Sterling gains some ground

Sterling has gained some ground on the back of hawkish Bank of England commentary, which has prompted the market to pare back a bit the chances of an interest rate cut next month, with UK GDP data released earlier this morning also providing some support. The pound is currently trading at about 84.2p versus the euro, not far from its circa 2-year high of just under 84p reached in mid-June, and is more than half a cent higher against the dollar from yesterday morning at $1.2870. The euro is not much changed against the US currency trading at around $1.0840.

French bond yields fell yesterday, more or less reversing Tuesday’s increase, amid a decline in European yields generally. French stocks closed in the black, reversing a good portion of the previous day’s losses, as European equities rallied quite strongly (gaining more than 1%).
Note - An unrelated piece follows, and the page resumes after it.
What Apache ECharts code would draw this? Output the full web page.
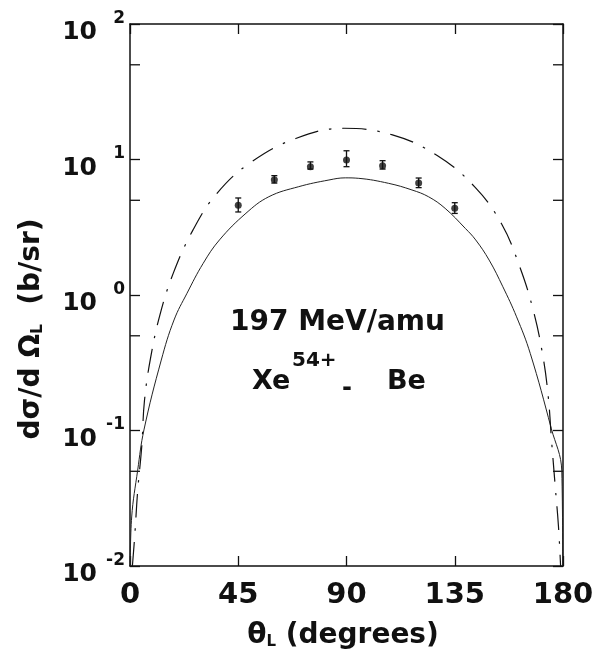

In the US, Treasury yields ended marginally lower on the day, while the S&P 500 added around 1%.

Bank of England Chief Economist Pill says that, “at annual rates of not far from 6%, services inflation and wage growth continue to point to uncomfortable strength in underlying inflation dynamics” in the economy, adding that the challenge for the Bank is “to get the balance right: enough monetary policy restriction to achieve the 2% inflation, but neither too much or too little for fear of destabilising the economy”. While he concedes that the next move in interest rates is likely to be down, the market has pared back the chances of a cut next month to just over 50/50.

Data published earlier this morning shows GDP in the UK rose by a stronger than expected 0.4% in May, having been flat in April, with output gains seen across manufacturing, construction and services. Over the three months to May, GDP was up a healthy 0.9% on the three months to February.

In his second day of testimony to Congress, Fed Chair Powell said that, while he does “have some confidence” that inflation is receding, he’s not prepared to say he is “sufficiently confident that it’s moving sustainably down to 2%” (which would allow the Fed to lower interest rates).

As France struggles to form a government following Sunday’s election results, the head of the Bank of France has warned that the country cannot afford to keep increasing its deficit or burden its companies with more taxes and costs.

The key economic data release today is the CPI inflation report for June in the US. The consensus expects headline and core consumer prices to have increased by 0.1% and 0.2% month-on-month respectively – outturns that would please the Fed – resulting in the annual rate of headline inflation dipping to 3.1% from 3.3% in May and leaving the annual core rate unchanged at 3.4%.